June 14, 2010

Raining in Tokyo

    We are wending our way across the Pacific today. Yesterday afternoon and evening, we viewed some of the sites of the phenomenal city that shapes so much of the culture and identity of Southeast Asia. Of course, it is always good to travel with a person who knows the city well, and Dr. Gravley narrated the vistas of Hong Kong with gusto. The city is dazzling with its architectural grandeur; the city bustles with commerce as well as the "longing for beauty" that N. T. Wright suggests is an "echo of a voice" of God. Aesthetic pursuits are, at bottom, a spiritual quest, and we would do well to honor them as such.
    I left Hong Kong first this morning; Dave and Kate left a bit later.
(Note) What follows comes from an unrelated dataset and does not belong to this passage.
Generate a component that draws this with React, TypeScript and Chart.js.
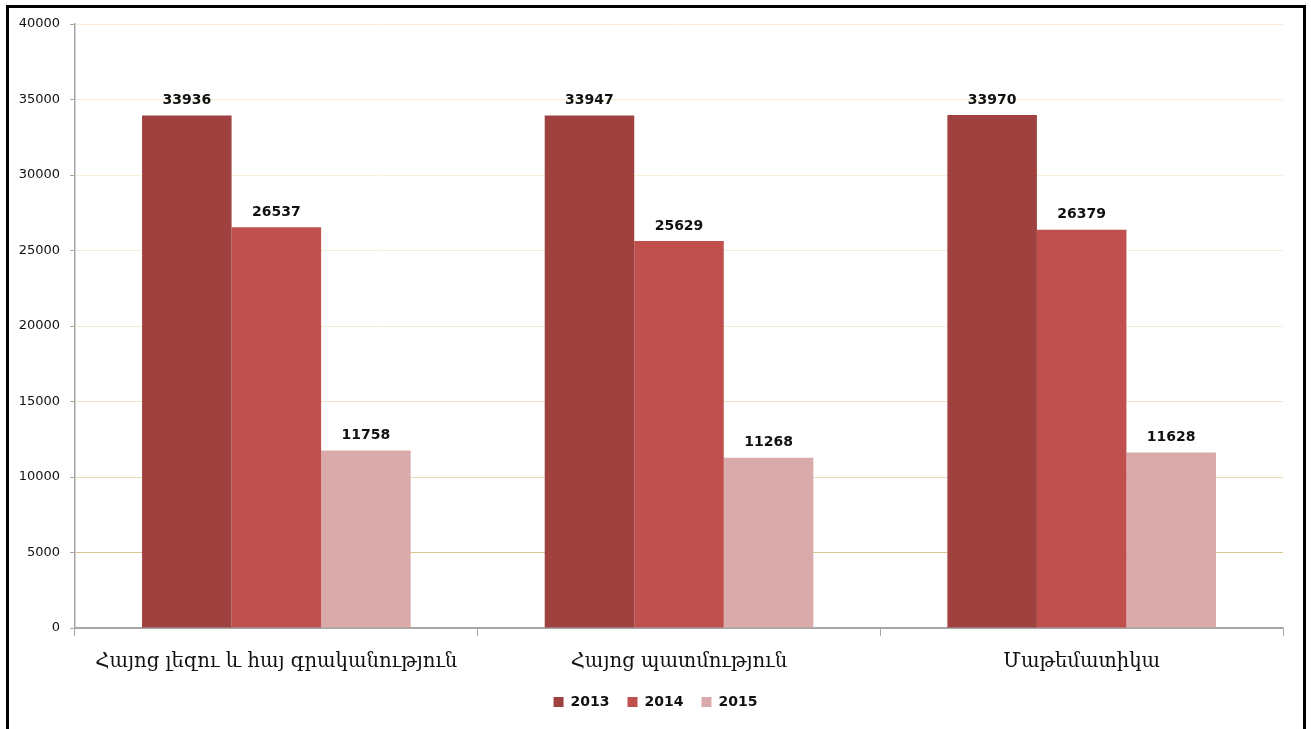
import React, { useEffect, useRef } from "react";
import { Chart, registerables } from "chart.js";

Chart.register(...registerables);

const categories = [
  "Հայոց լեզու և հայ գրականություն",
  "Հայոց պատմություն",
  "Մաթեմատիկա",
];
const years = ["2013", "2014", "2015"];
const values2013 = [33936, 33947, 33970];
const values2014 = [26537, 25629, 26379];
const values2015 = [11758, 11268, 11628];
const yTicks = [0, 5000, 10000, 15000, 20000, 25000, 30000, 35000, 40000];

const barColors = ["#9e413f", "#c0504d", "#d9aaa9"];
const gridColorsByValue: Record<number, string> = {
  0: "#a6a6a6",
  5000: "#dcc390",
  10000: "#ebd9b4",
  15000: "#f0e3c4",
  20000: "#f3edd2",
  25000: "#f6edd4",
  30000: "#faefd8",
  35000: "#fcecd6",
  40000: "#fcecd6",
};

const dataLabelPlugin = {
  id: "dataLabels",
  afterDatasetsDraw(chart: any) {
    const ctx = chart.ctx;
    ctx.save();
    ctx.font = "bold 14px 'DejaVu Sans', Verdana, sans-serif";
    ctx.fillStyle = "#111";
    ctx.textAlign = "center";
    ctx.textBaseline = "bottom";
    chart.data.datasets.forEach((ds: any, di: number) => {
      const meta = chart.getDatasetMeta(di);
      meta.data.forEach((bar: any, i: number) => {
        ctx.fillText(String(ds.data[i]), bar.x, bar.y - 8);
      });
    });
    ctx.restore();
  },
};

// center the legend on the whole canvas rather than the padded area
const legendShiftPlugin = {
  id: "legendShift",
  afterLayout(chart: any) {
    const lg = chart.legend;
    if (!lg) return;
    const shift = chart.width / 2 - (lg.left + lg.right) / 2;
    lg.left += shift;
    lg.right += shift;
  },
};

export default function App() {
  const ref = useRef<HTMLCanvasElement | null>(null);

  useEffect(() => {
    if (!ref.current) return;
    const seriesValues = [values2013, values2014, values2015];
    const chart = new Chart(ref.current, {
      type: "bar",
      data: {
        labels: categories,
        datasets: years.map((y, i) => ({
          label: y,
          data: seriesValues[i],
          backgroundColor: barColors[i],
          borderWidth: 0,
          categoryPercentage: 0.667,
          barPercentage: 1.0,
        })),
      },
      options: {
        responsive: false,
        animation: false,
        layout: { padding: { left: 0, right: 28, top: 24, bottom: 10 } },
        plugins: {
          tooltip: { enabled: false },
          legend: {
            position: "bottom",
            labels: {
              boxWidth: 10,
              boxHeight: 10,
              padding: 18,
              color: "#111",
              font: { family: "'DejaVu Sans', Verdana, sans-serif", size: 14, weight: "bold" },
            },
          },
        },
        scales: {
          x: {
            grid: {
              offset: true,
              drawOnChartArea: false,
              tickLength: 8,
              color: "#a6a6a6",
            },
            border: { color: "#a6a6a6", width: 1.5 },
            ticks: {
              padding: 14,
              color: "#111",
              font: { family: "'DejaVu Serif', serif", size: 19.6 },
              maxRotation: 0,
            },
            afterFit(scale: any) {
              scale.height = 49;
            },
          },
          y: {
            min: 0,
            max: 40000,
            afterBuildTicks(scale: any) {
              scale.ticks = yTicks.map((v) => ({ value: v }));
            },
            grid: {
              tickLength: 5,
              tickColor: "#a6a6a6",
              color: (c: any) => gridColorsByValue[c.tick?.value] ?? "#eee",
              lineWidth: 1,
            },
            border: { color: "#a6a6a6", width: 1.5 },
            ticks: {
              padding: 10,
              color: "#111",
              font: { family: "'DejaVu Sans', Verdana, sans-serif", size: 13 },
              callback: (v: any) => String(v),
            },
            afterFit(scale: any) {
              scale.width = 75;
            },
          },
        },
      },
      plugins: [dataLabelPlugin, legendShiftPlugin],
    });
    return () => chart.destroy();
  }, []);

  return (
    <div style={{ position: "absolute", left: 0, top: 0, width: 1311, height: 729, background: "#fff", overflow: "hidden" }}>
      <canvas ref={ref} width={1311} height={729} style={{ position: "absolute", left: 0, top: 0 }} />
      <div
        style={{
          position: "absolute",
          left: 6,
          top: 5,
          width: 1300,
          height: 740,
          boxSizing: "border-box",
          border: "3px solid #000",
          pointerEvents: "none",
        }}
      />
    </div>
  );
}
As they make their way home to their families, I am grateful to them and those who shared them so generously for this good work.  John Gravley will leave on Wednesday after he completes some further visits for the seminary.  Central is very blessed to be making connections around the world. This coming spring, Racquel Contreras, President of the Union of Baptists in Chile, will be our commencement speaker. It is my hope that we will find ways to develop relationships in South America, also. I am sure that this will please the Dean of the Seminary, Dr. Robert Johnson, who spent 16 years in Brazil as an excellent missionary teacher/pastor. The more we can understand the global reach of our ministry preparation as a seminary, the better prepared our students will be to serve in this increasingly "flattened" world, to use the metaphor of Thomas Friedman.
    The flight up from Hong Kong to Tokyo this morning was rather bumpy as we experienced the coming of the rains along the coast of Japan. Rain reminds me of the faithfulness of God who grants rain for the "just and the unjust." Surely we could no more manage without rain than we can manage without the mercy of God. The "latter rains" of God are pouring down on the people of Asia, in my judgment. There is openness to the proclamation of the gospel as persons find contextually sensitive ways to express the grace they have come to know through their acquaintance with the Triune God. Spiritual hunger is every where in evidence, yet the challenge of humanity schooled in materialistic culture for nearly three centuries, is to identify their true hunger.  Too often we seek to assuage spiritual hunger with more purchases, more experiences of the human quest--yet this "perishable bread" (John 6) does not satisfy the deep hunger for relationship with the holy.
    So we head home with new understanding of the mission of God in the world. We are grateful to participate in it as the Spirit beckons. Participation in the life of God grants our lives their highest dignity--and makes us useful! Thanks be to God.
Molly T. Marshall, Ph. D.



1 comment:

  1. Molly,

    Thinking of you often in these days and keeping you in our intercessions.